Using libssh2 on Windows: lessons learnt
After I managed to compile and link libssh2, the easiest way to get started using libssh2 was to look at the examples. Written in plain C, the examples cover some of the most common use cases and compensate for the fact that the rest of the documentation is rather sparse.
Managing threads
One key topic that unfortunately neither the examples nor the documentation address is thread-safety. The documentation for libssh2_init function states that the function
… uses a global state, and is not thread safe -- you must make sure this function is not called concurrently.
But none of the other functions are annotated in a similar way, leaving it unclear whether it is safe to use the API concurrently from multiple threads or not.
The only other somewhat-authoritative information on thread-safety I was able to find was this reply from Daniel Stenberg’s to an old mailing list thread:
I claim libssh2 _is_ thread safe, as long as you don't share libssh2's structs and handles between threads and assuming you use the crypto engine's mutex callbacks properly.
Based on this information I concluded that it would be best to maintain one lock per session (which is the top-most data structure libssh2 uses) and to then use that lock to synchronize all API calls operating on that session. So I began writing code like this:
lock (this.sessionHandle.SyncRoot)
{
var channelHandle = ...
var request = "exec";
var result = (LIBSSH2_ERROR)UnsafeNativeMethods.libssh2_channel_process_startup(
channelHandle,
request,
(uint)request.Length,
command,
command == null ? 0 : (uint)command.Length);
if (result != LIBSSH2_ERROR.NONE)
{
channelHandle.Dispose();
throw new SshNativeException(result);
}
}
This approach turned out to be too optimistic. Once I started calling the API from across multiple threads, I started experiencing spurious heap corruptions and buffer underruns. I double-checked my locking code and it all seemed okay on the surface. But looking closer at how libssh2 manages its data structure, I concluded that the safer route would be to limit access to a single thread (instead of a single thread at a time).
I removed the locks and changed the code so that a worker thread is being spawned for each session. Akin to a single-threaded COM apartment, a worker thread “owns” the session, and all interactions with the session are marshalled to the worker thread first. The worker thread uses non-blocking I/O so that reads and writes do not block each other.
Once I made these changes, the heap corruptions and buffer underruns immediately disappeared.
Managing memory
Another aspect of the libssh2 API that takes some getting used to as a Windows developer is its approach to memory management. Instead of expecting the caller to supply memory, many libssh2 functions simply return a pointer to an existing piece of memory. This memory is part of the session structure and therefore does not need to be freed by the caller. But as a caller, you also must not hold on to this memory because the next API call might overwrite it.

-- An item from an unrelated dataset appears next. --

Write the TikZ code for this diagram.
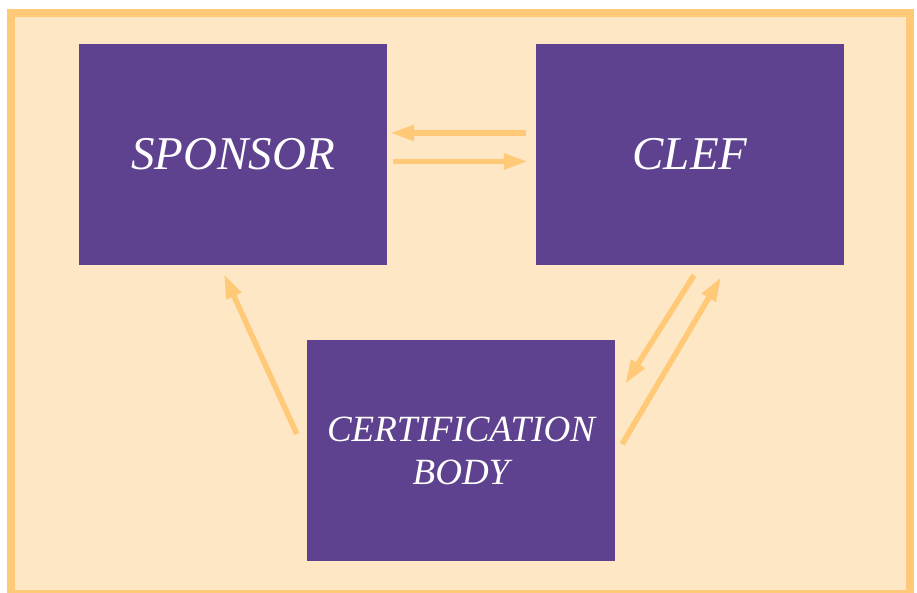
\documentclass[tikz,border=0pt]{standalone}
\usepackage{fontspec}
\setmainfont{Liberation Serif}
\usetikzlibrary{arrows.meta}
\definecolor{boxpurple}{HTML}{5E418F}
\definecolor{peach}{HTML}{FDE7C5}
\definecolor{arrowyellow}{HTML}{FFC977}

\begin{document}
\begin{tikzpicture}[x=1pt, y=1pt,
    box/.style={rectangle, fill=boxpurple, text=white, minimum width=308pt, minimum height=221pt, inner sep=0pt, font=\itshape\fontsize{47}{52}\selectfont},
    arr/.style={-{Triangle[length=24pt, width=15pt]}, line width=5.5pt, draw=arrowyellow}]
      \useasboundingbox (0,0) rectangle (917,593);
      \clip (0,0) rectangle (917,593);
      \draw[line width=8pt, draw=arrowyellow, fill=peach] (11,-1) rectangle (910,580);
      \node[box] (sponsor) at (233,438.5) {SPONSOR};
      \node[box] (clef) at (690,438.5) {CLEF};
      \node[box, align=center, font=\itshape\fontsize{37}{43}\selectfont] (cert) at (461,142.5) {CERTIFICATION\\BODY};
      \draw[arr] ([xshift=-10pt, yshift=21.5pt]clef.west) -- ([xshift=3pt, yshift=21.5pt]sponsor.east);
      \draw[arr] ([xshift=6pt, yshift=-7pt]sponsor.east) -- ([xshift=-8pt, yshift=-7pt]clef.west);
      \draw[arr] ([xshift=-10pt, yshift=16.5pt]cert.west) -- ([xshift=-9pt, yshift=-9pt]sponsor.south);
      \draw[arr] ([xshift=4pt, yshift=-10pt]clef.south) -- ([xshift=10pt, yshift=66.5pt]cert.east);
      \draw[arr] ([xshift=7pt, yshift=6.5pt]cert.east) -- ([xshift=31pt, yshift=-12pt]clef.south);
    \end{tikzpicture}
\end{document}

Some functions deviate from this pattern, for example libssh2_session_last_error: To use these functions, you must have specified a custom allocator in libssh2_session_init_ex – at least on Windows, you otherwise will not be able to free the returned memory because you do not know which heap the memory comes from.
Managing key pairs
What’s great about libssh2 is that it does not restrict you to any specific way of managing your public/private key pair. SSH clients typically store the key pair as PEM-formatted files in the user profile, but libssh2 does not force you to do it this way. This flexibility is particularly useful on Windows because storing keys as files in the user profile is not only uncommon, but also rather insecure – a better way to store keys is to use a CNG Key Storage Provider, which is what I wanted to do.

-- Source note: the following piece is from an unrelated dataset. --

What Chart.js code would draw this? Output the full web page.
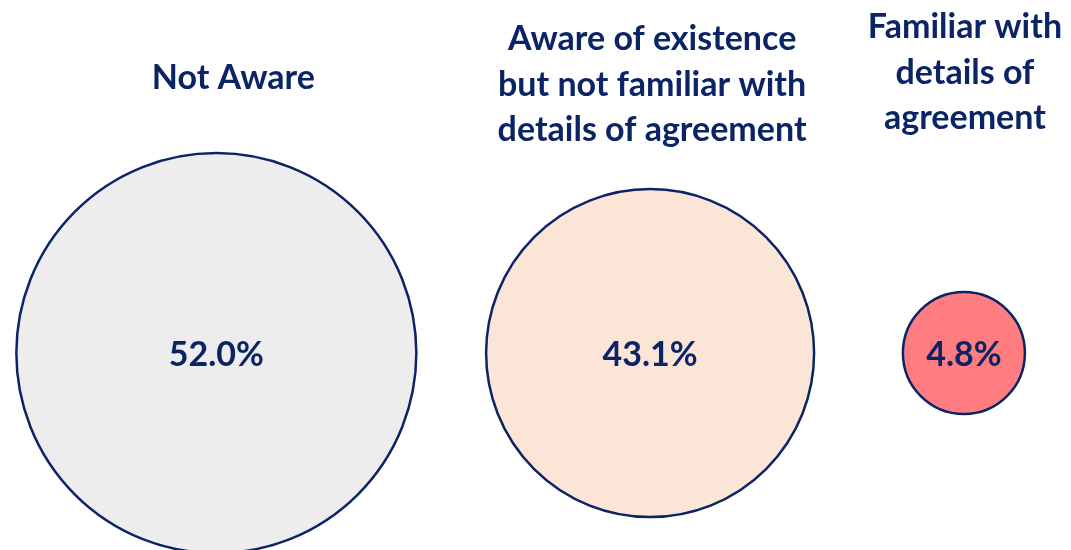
<!DOCTYPE html>
<html>
<head>
<meta charset="utf-8">
<script src="https://cdn.jsdelivr.net/npm/chart.js@4"></script>
<style>
  html, body { margin: 0; padding: 0; background: #fff; }
  #wrap { width: 1071px; height: 550px; }
</style>
</head>
<body>
<div id="wrap"><canvas id="awareness"></canvas></div>
<script>
// data
const categories = [
  ["Not Aware"],
  ["Aware of existence", "but not familiar with", "details of agreement"],
  ["Familiar with", "details of", "agreement"],
];
const shares = [52.0, 43.1, 4.8];
const bubbleRadius = [200, 164, 61]; // as drawn, not strictly area-proportional
const xPos = [20.2, 60.7, 90.0];
const fills = ["#EDEDED", "#FBE5D6", "#FF7C80"];

const navy = "#0B2466";

const labelPlugin = {
  id: "bubbleLabels",
  afterDatasetsDraw(chart, args, opts) {
    const ctx = chart.ctx;
    const meta = chart.getDatasetMeta(0);
    ctx.save();
    ctx.fillStyle = navy;
    ctx.textAlign = "center";
    ctx.font = "bold 34px Lato";
    meta.data.forEach((el, i) => {
      // value inside the bubble
      ctx.textBaseline = "middle";
      ctx.fillText(shares[i].toFixed(1) + "%", el.x, el.y + 2);

      // category title above
      ctx.textBaseline = "alphabetic";
      const top = opts.titleBaseline[i];
      categories[i].forEach((ln, j) => {
        ctx.fillText(ln, el.x + opts.titleShift[i], top + j * opts.lineHeight);
      });
    });
    ctx.restore();
  },
};

new Chart(document.getElementById("awareness"), {
  type: "bubble",
  data: {
    datasets: [
      {
        data: shares.map((v, i) => ({ x: xPos[i], y: 0, r: bubbleRadius[i] })),
        backgroundColor: fills,
        borderColor: navy,
        borderWidth: 2.5,
        hoverRadius: 0,
        clip: false,
      },
    ],
  },
  options: {
    responsive: true,
    maintainAspectRatio: false,
    animation: false,
    layout: { padding: 0, autoPadding: false },
    scales: {
      x: { display: false, min: 0, max: 100 },
      y: { display: false, min: -0.358, max: 0.642 },
    },
    plugins: {
      legend: { display: false },
      tooltip: { enabled: false },
      bubbleLabels: {
        titleBaseline: [89, 50, 38],
        titleShift: [17, 2, 1],
        lineHeight: 45.5,
      },
    },
  },
  plugins: [labelPlugin],
});
</script>
</body>
</html>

Unfortunately, the function that allows you to take control of key management, libssh2_userauth_publickey, is pretty much undocumented. The API documentation only contains boilerplate, and the source code does not contain many comments either. But with some cues from the Guacamole sources, I was able to figure out that:
- The callback function is expected to allocate memory for the signature by using the allocator passed to libssh2_session_init_ex.
- The public key must be passed in RFC4253 format, often referred to as OpenSSH format.
System.Security.Cryptography
does not contain any classes that would allow you to export a public key
in RFC4253 format, but it’s not difficult to do that yourself:
public static byte[] ToSshRsaPublicKey(this RSACng key)
{
var prefix = "ssh-rsa";
var prefixEncoded = Encoding.ASCII.GetBytes(prefix);
var modulus = key.ExportParameters(false).Modulus;
var exponent = key.ExportParameters(false).Exponent;
using (var buffer = new MemoryStream())
{
buffer.Write(ToBytes(prefixEncoded.Length), 0, 4);
buffer.Write(prefixEncoded, 0, prefixEncoded.Length);
buffer.Write(ToBytes(exponent.Length), 0, 4);
buffer.Write(exponent, 0, exponent.Length);
// Add a leading zero (!)
buffer.Write(ToBytes(modulus.Length + 1), 0, 4);
buffer.Write(new byte[] { 0 }, 0, 1);
buffer.Write(modulus, 0, modulus.Length);
buffer.Flush();
return buffer.ToArray();
}
}
As it turns out, the leading zero is important.
You can find the full source code of IAP Desktop’s wrapper classes for libssh2 in the IAP Desktop source tree.